PROVIDED ENTRIES:
= = = =

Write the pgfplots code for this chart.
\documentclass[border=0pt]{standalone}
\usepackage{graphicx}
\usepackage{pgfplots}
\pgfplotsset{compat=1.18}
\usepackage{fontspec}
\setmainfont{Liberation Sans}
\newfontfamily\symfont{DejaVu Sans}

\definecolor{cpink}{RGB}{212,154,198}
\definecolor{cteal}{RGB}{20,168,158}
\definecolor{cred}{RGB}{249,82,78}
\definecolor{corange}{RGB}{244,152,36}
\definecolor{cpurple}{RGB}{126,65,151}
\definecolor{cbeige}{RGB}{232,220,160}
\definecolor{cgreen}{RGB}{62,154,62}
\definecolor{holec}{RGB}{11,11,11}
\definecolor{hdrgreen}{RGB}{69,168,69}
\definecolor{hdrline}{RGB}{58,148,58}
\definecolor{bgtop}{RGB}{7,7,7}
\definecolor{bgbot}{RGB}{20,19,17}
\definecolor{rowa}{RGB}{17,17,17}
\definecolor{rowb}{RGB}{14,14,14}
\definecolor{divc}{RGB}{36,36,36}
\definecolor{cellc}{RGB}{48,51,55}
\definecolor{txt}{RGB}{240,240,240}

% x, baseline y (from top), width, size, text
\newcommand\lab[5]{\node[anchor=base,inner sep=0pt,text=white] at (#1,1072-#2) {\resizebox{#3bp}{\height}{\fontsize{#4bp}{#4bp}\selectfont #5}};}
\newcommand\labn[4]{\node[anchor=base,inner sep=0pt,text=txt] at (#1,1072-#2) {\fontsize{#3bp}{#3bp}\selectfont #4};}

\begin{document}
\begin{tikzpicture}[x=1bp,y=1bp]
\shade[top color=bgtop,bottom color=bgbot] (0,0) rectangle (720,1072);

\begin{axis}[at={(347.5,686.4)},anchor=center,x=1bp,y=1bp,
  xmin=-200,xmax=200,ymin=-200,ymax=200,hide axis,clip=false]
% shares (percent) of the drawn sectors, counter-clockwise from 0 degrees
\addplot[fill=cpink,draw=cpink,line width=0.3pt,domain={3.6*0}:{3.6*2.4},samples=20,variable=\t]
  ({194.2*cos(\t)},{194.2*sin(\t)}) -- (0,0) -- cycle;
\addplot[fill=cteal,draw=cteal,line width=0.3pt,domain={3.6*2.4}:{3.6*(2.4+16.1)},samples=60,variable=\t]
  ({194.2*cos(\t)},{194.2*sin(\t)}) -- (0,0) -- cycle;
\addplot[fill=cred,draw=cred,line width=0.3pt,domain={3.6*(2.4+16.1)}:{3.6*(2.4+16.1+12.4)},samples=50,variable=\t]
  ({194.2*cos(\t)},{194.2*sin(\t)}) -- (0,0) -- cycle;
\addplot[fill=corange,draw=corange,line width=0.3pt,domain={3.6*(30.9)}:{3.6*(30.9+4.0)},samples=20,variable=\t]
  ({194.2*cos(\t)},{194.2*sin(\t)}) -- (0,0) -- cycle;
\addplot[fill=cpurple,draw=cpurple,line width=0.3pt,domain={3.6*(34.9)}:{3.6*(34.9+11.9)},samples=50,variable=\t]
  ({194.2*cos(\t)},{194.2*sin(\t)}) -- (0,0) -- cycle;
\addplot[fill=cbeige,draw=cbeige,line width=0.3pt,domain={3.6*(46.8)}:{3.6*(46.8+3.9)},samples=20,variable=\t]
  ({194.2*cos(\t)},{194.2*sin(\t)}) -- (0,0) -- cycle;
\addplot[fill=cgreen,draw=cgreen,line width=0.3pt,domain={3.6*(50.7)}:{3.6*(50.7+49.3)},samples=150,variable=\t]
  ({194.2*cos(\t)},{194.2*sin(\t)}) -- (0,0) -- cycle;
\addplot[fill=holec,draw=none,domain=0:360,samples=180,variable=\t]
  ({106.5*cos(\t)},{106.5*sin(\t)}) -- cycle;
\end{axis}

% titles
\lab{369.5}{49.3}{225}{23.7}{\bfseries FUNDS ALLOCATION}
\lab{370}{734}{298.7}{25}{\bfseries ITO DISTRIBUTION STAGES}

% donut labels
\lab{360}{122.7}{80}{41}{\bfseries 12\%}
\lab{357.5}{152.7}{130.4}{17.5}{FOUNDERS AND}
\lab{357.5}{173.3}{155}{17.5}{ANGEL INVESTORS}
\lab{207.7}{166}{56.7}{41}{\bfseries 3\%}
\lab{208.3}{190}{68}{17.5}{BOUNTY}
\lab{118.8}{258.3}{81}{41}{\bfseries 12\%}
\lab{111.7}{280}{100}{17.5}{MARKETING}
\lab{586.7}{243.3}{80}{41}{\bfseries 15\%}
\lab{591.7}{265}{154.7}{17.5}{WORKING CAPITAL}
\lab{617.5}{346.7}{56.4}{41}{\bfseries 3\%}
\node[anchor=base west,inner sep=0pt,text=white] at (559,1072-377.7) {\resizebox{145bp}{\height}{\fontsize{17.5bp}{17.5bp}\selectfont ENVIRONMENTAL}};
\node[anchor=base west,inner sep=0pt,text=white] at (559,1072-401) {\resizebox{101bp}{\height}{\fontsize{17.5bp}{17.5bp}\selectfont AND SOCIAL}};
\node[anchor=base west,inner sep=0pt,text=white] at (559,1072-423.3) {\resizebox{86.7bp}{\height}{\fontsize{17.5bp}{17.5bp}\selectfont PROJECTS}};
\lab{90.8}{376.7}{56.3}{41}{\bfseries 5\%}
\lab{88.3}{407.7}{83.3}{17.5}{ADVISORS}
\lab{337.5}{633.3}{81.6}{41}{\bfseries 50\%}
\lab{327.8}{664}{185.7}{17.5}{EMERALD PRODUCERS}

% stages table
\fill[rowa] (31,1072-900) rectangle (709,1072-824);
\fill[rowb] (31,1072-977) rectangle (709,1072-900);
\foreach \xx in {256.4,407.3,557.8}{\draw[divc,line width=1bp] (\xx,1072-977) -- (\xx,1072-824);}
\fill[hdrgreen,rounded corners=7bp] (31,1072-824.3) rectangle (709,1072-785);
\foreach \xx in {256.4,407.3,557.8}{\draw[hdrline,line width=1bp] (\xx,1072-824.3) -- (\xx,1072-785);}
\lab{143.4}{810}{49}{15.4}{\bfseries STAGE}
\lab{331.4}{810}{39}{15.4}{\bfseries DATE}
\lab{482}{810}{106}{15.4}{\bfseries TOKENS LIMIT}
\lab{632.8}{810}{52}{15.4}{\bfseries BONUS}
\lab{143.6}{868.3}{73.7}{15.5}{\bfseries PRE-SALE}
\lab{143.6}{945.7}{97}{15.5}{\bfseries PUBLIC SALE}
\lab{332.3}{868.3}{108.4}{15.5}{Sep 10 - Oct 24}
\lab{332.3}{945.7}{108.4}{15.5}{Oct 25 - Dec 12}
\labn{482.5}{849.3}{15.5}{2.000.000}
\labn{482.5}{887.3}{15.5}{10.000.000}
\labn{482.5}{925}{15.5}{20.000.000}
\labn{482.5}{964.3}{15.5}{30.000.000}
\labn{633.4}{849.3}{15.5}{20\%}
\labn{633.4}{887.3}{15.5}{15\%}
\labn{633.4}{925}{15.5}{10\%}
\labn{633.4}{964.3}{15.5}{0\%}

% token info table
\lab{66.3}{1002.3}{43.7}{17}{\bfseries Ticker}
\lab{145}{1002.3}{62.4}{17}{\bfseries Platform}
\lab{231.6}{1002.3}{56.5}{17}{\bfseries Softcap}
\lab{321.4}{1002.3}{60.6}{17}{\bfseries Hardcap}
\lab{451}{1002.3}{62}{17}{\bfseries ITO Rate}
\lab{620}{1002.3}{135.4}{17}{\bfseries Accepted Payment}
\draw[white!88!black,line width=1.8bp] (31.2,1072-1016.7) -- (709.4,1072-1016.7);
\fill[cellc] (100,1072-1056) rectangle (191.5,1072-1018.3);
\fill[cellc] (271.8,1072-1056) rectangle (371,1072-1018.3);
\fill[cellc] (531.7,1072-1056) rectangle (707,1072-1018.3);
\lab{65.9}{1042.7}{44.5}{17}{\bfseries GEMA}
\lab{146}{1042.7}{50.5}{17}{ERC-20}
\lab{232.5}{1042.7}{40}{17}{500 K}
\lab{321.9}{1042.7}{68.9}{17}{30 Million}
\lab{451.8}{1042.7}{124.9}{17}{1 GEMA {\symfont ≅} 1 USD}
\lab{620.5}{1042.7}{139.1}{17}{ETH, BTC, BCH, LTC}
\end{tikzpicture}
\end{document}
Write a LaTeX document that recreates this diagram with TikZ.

= = = =

TO DO:
Everything from the first line of the records above to the line containing "(0,0) rectangle (720,1072);", inclusive, should be repeated exactly; leave out the rest.

ANSWER TO THIS EXERCISE:
Write the pgfplots code for this chart.
\documentclass[border=0pt]{standalone}
\usepackage{graphicx}
\usepackage{pgfplots}
\pgfplotsset{compat=1.18}
\usepackage{fontspec}
\setmainfont{Liberation Sans}
\newfontfamily\symfont{DejaVu Sans}

\definecolor{cpink}{RGB}{212,154,198}
\definecolor{cteal}{RGB}{20,168,158}
\definecolor{cred}{RGB}{249,82,78}
\definecolor{corange}{RGB}{244,152,36}
\definecolor{cpurple}{RGB}{126,65,151}
\definecolor{cbeige}{RGB}{232,220,160}
\definecolor{cgreen}{RGB}{62,154,62}
\definecolor{holec}{RGB}{11,11,11}
\definecolor{hdrgreen}{RGB}{69,168,69}
\definecolor{hdrline}{RGB}{58,148,58}
\definecolor{bgtop}{RGB}{7,7,7}
\definecolor{bgbot}{RGB}{20,19,17}
\definecolor{rowa}{RGB}{17,17,17}
\definecolor{rowb}{RGB}{14,14,14}
\definecolor{divc}{RGB}{36,36,36}
\definecolor{cellc}{RGB}{48,51,55}
\definecolor{txt}{RGB}{240,240,240}

% x, baseline y (from top), width, size, text
\newcommand\lab[5]{\node[anchor=base,inner sep=0pt,text=white] at (#1,1072-#2) {\resizebox{#3bp}{\height}{\fontsize{#4bp}{#4bp}\selectfont #5}};}
\newcommand\labn[4]{\node[anchor=base,inner sep=0pt,text=txt] at (#1,1072-#2) {\fontsize{#3bp}{#3bp}\selectfont #4};}

\begin{document}
\begin{tikzpicture}[x=1bp,y=1bp]
\shade[top color=bgtop,bottom color=bgbot] (0,0) rectangle (720,1072);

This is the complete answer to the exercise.